The Limits of Occam’s Razor
- Conventional wisdom has it that, in 1975, Steve Jobs and Steve Wozniak built their first computer in a garage—and that many other great companies have begun in the same way, from Hewlett Packard to Amazon. But is the idea that great companies so frequently begin in garages a modern myth? Consider Steve Wozniak’s own recollections, and then discuss with your team: what is so appealing about the myth of the start-up in the garage?
- Abraham Lincoln was born in a log cabin; Oprah Winfrey’s name was misspelled on her birth certificate. These two myths—one misleading, one untrue—speak to the appeal of assigning great figures humble beginnings. Discuss with your team: are a person’s achievements worth less if they had greater access to opportunity?
- Consider the unlikely triumph of the United States in men's hockey at the 1980 Winter Olympics—the so-called "Miracle on Ice" (for one side, at least) that for Americans became part of what some saw as a nearly mythical battle between good and evil. What other similar "miracles" can you think of? Discuss with your team: does an athletic triumph need to be unexpected—an “underdog story”—to inspire a city, or a nation, or the world? And is the idea that people favor underdogs itself a myth?
- Along the same lines, explore this feel-good story of the Jamaican bobsled team from the 1988 Olympics. Then, discuss with your team: why is it a feel-good story? Why are we (and Disney movie-makers) drawn to tales of underdogs who make it big, of Davids who defeat Goliaths, of Cinderellas who get the prince (or princess) in the end? Would you rather enter a competition as a returning champion or as someone given no chance of victory?
- Perhaps the opposite of a miracle: consider sporting myths related to failure—perhaps most famously the Curse of the Bambino, which supposedly prevented the Boston Red Sox (an American baseball team) from finding success over the course of nearly 90 years. Are some teams truly less lucky than others? Discuss with your team: do so-called curses exist because fans want them to exist?

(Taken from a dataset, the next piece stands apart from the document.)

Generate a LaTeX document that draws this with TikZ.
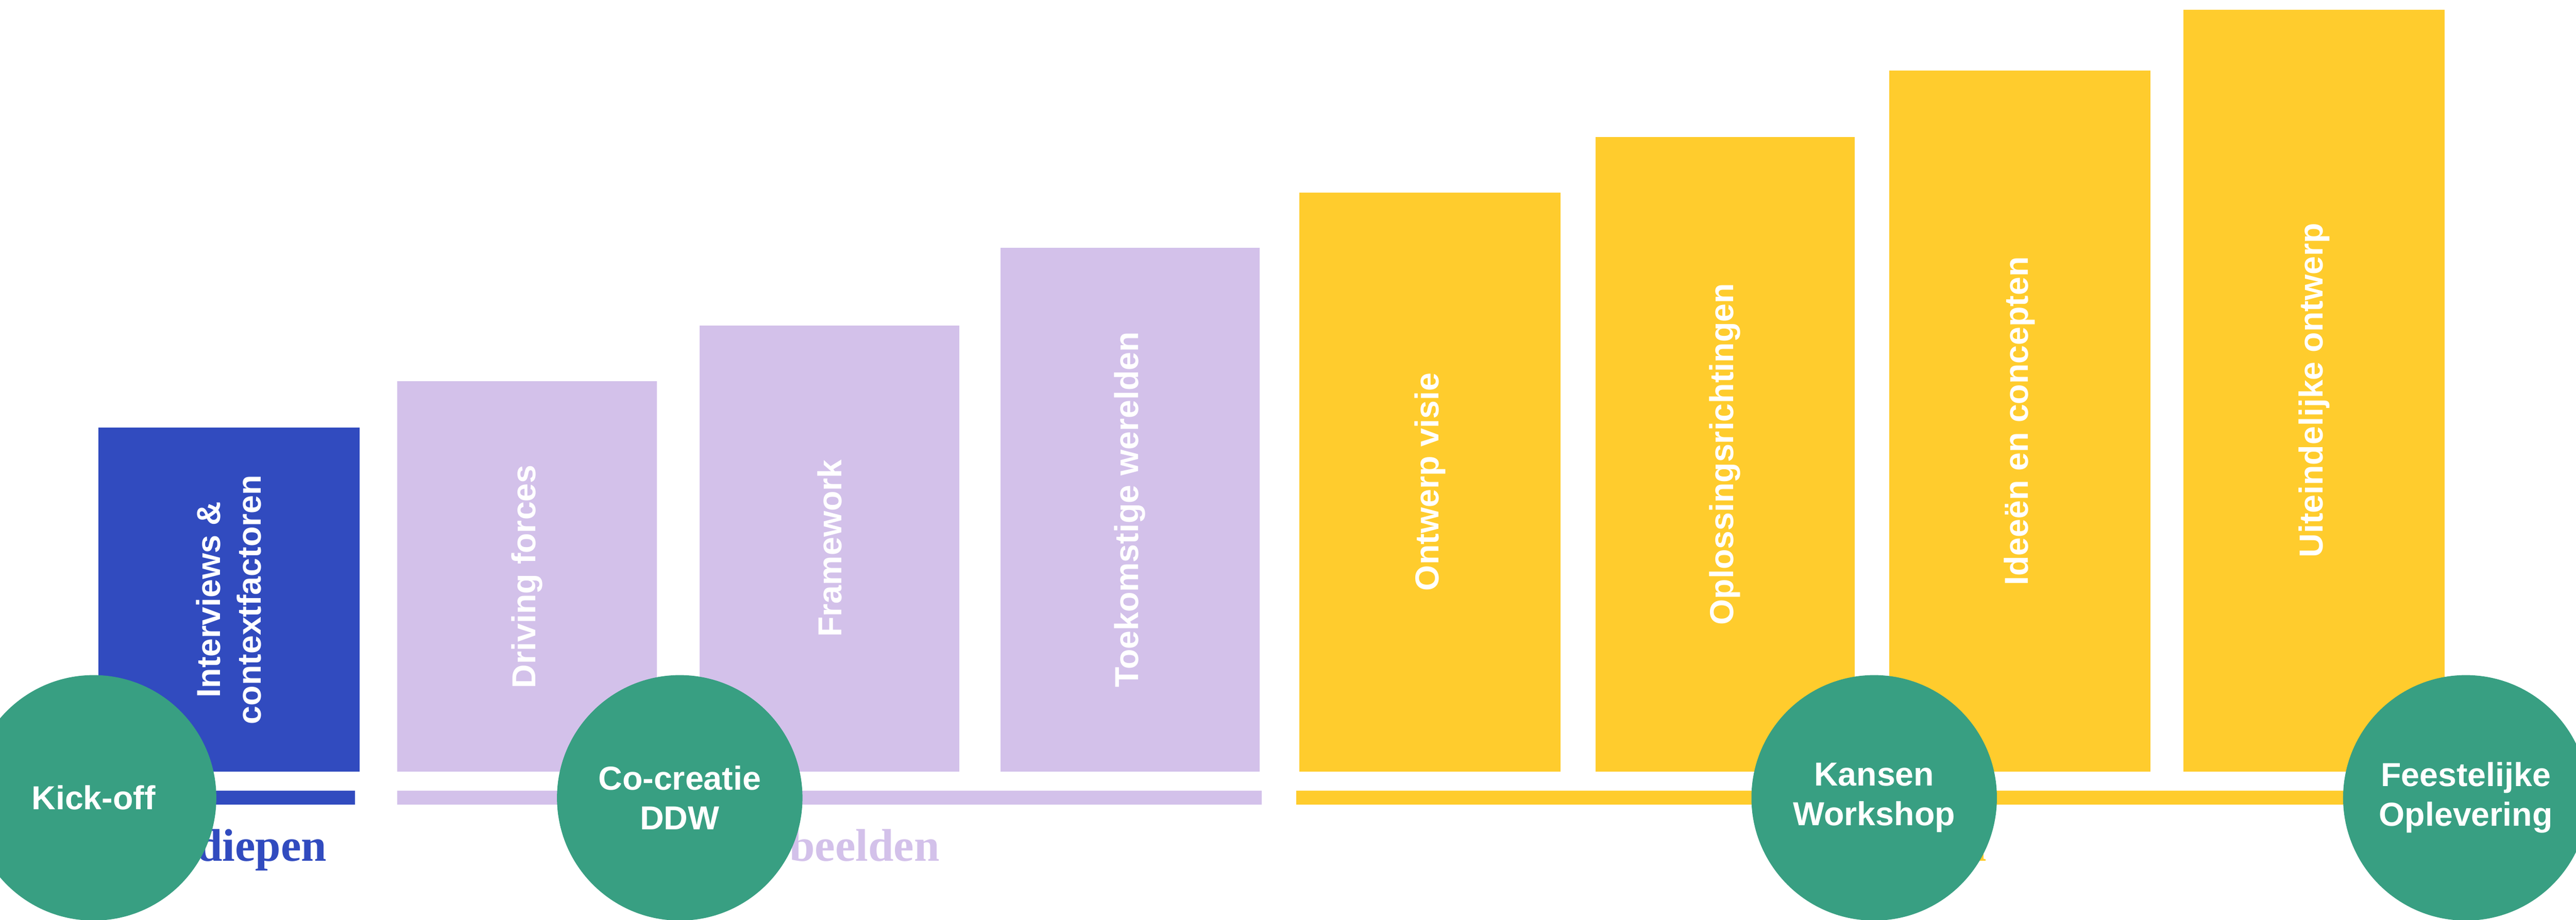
\documentclass[tikz,border=0pt]{standalone}
\usepackage{fontspec}
\setmainfont{Liberation Sans}
\newfontfamily\phasefont{Liberation Serif}
\definecolor{phaseblue}{RGB}{49,75,191}
\definecolor{phaselilac}{RGB}{211,193,234}
\definecolor{phaseyellow}{RGB}{255,204,45}
\definecolor{milestonegreen}{RGB}{56,159,130}

\begin{document}
\begin{tikzpicture}[x=0.02cm, y=-0.02cm,
	steplabel/.style={text=white, rotate=90, align=center, inner sep=0pt,
		font=\fontsize{37.6}{46}\selectfont\bfseries},
	phaselabel/.style={anchor=base, font=\fontsize{51.8}{60}\selectfont\phasefont\bfseries},
	milestone/.style={circle, fill=milestonegreen, minimum size=9.76cm, inner sep=0pt,
		text=white, align=center, font=\fontsize{37.6}{45}\selectfont\bfseries}]
				\useasboundingbox (0,0) rectangle (5120,1828);
				
				% stappen
				\fill[phaseblue] (196,850) rectangle (715,1534);
				\node[steplabel] (interviews) at (455,1192) {Interviews \&\\contextfactoren};
				
				\fill[phaselilac] (790,758) rectangle (1306,1534);
				\node[steplabel] (driving) at (1048,1146) {Driving forces};
				\fill[phaselilac] (1391,647) rectangle (1907,1534);
				\node[steplabel] (framework) at (1649,1090) {Framework};
				\fill[phaselilac] (1989,493) rectangle (2504,1534);
				\node[steplabel] (werelden) at (2246,1013) {Toekomstige werelden};
				
				\fill[phaseyellow] (2583,383) rectangle (3102,1534);
				\node[steplabel] (visie) at (2842,958) {Ontwerp visie};
				\fill[phaseyellow] (3171,272) rectangle (3686,1534);
				\node[steplabel] (richtingen) at (3428,903) {Oplossingsrichtingen};
				\fill[phaseyellow] (3755,140) rectangle (4274,1534);
				\node[steplabel] (concepten) at (4014,837) {Ideeën en concepten};
				\fill[phaseyellow] (4340,19) rectangle (4859,1534);
				\node[steplabel] (ontwerp) at (4600,776) {Uiteindelijke ontwerp};
				
				% fases
				\fill[phaseblue] (196,1572) rectangle (706,1599);
				\fill[phaselilac] (790,1572) rectangle (2508,1599);
				\fill[phaseyellow] (2576,1572) rectangle (4859,1599);
				\node[phaselabel, text=phaseblue] (verdiepen) at (451,1712) {Verdiepen};
				\node[phaselabel, text=phaselilac] (verbeelden) at (1649,1712) {Verbeelden};
				\node[phaselabel, text=phaseyellow] (ontwerpen) at (3728,1712) {Ontwerpen};
				
				% momenten
				\node[milestone] (kickoff) at (186,1586) {Kick-off};
				\node[milestone] (cocreatie) at (1351,1586) {Co-creatie\\DDW};
				\node[milestone] (kansen) at (3725,1586) {Kansen\\Workshop};
				\node[milestone] (oplevering) at (4901,1586) {Feestelijke\\Oplevering};
			\end{tikzpicture}
\end{document}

- The philosopher Karl Popper suggested that a real science is one in which results are falsifiable, or can be disproven. The sociologist Robert Merton proposed that science must follow norms such as openness to disagreement and lack of an ideological mission. Discuss with your team: can mythologies and other beliefs in seemingly unlikely things be evaluated in similar ways, and should they?
Questions for Further Discussion
- Does mythologizing a real-life person strengthen or weaken them?
- Are what we consider to be religions simply the mythologies that won?
- Put another way: is one person’s religion someone else’s mythology?
- Two years ago, we explored heroes and superheroes. Are modern mythical figures necessarily heroic?
- One year ago, we explored crime and justice. Can you think of any examples of mythical criminals?
- Is the mythologizing of historical figures (such as Alexander Hamilton) a net positive or negative in our understanding of history?
- Are pseudosciences the most widespread and impactful mythologies of the modern world, or does this distinction belong to widely-known stories such as Star Wars and Harry Potter?
- Are there any pseudosciences you find especially attractive, or any modern-day myths you believe in, or want to believe in?
- What myths do your parents, teachers, and/or other elders believe in, if any, that you reject?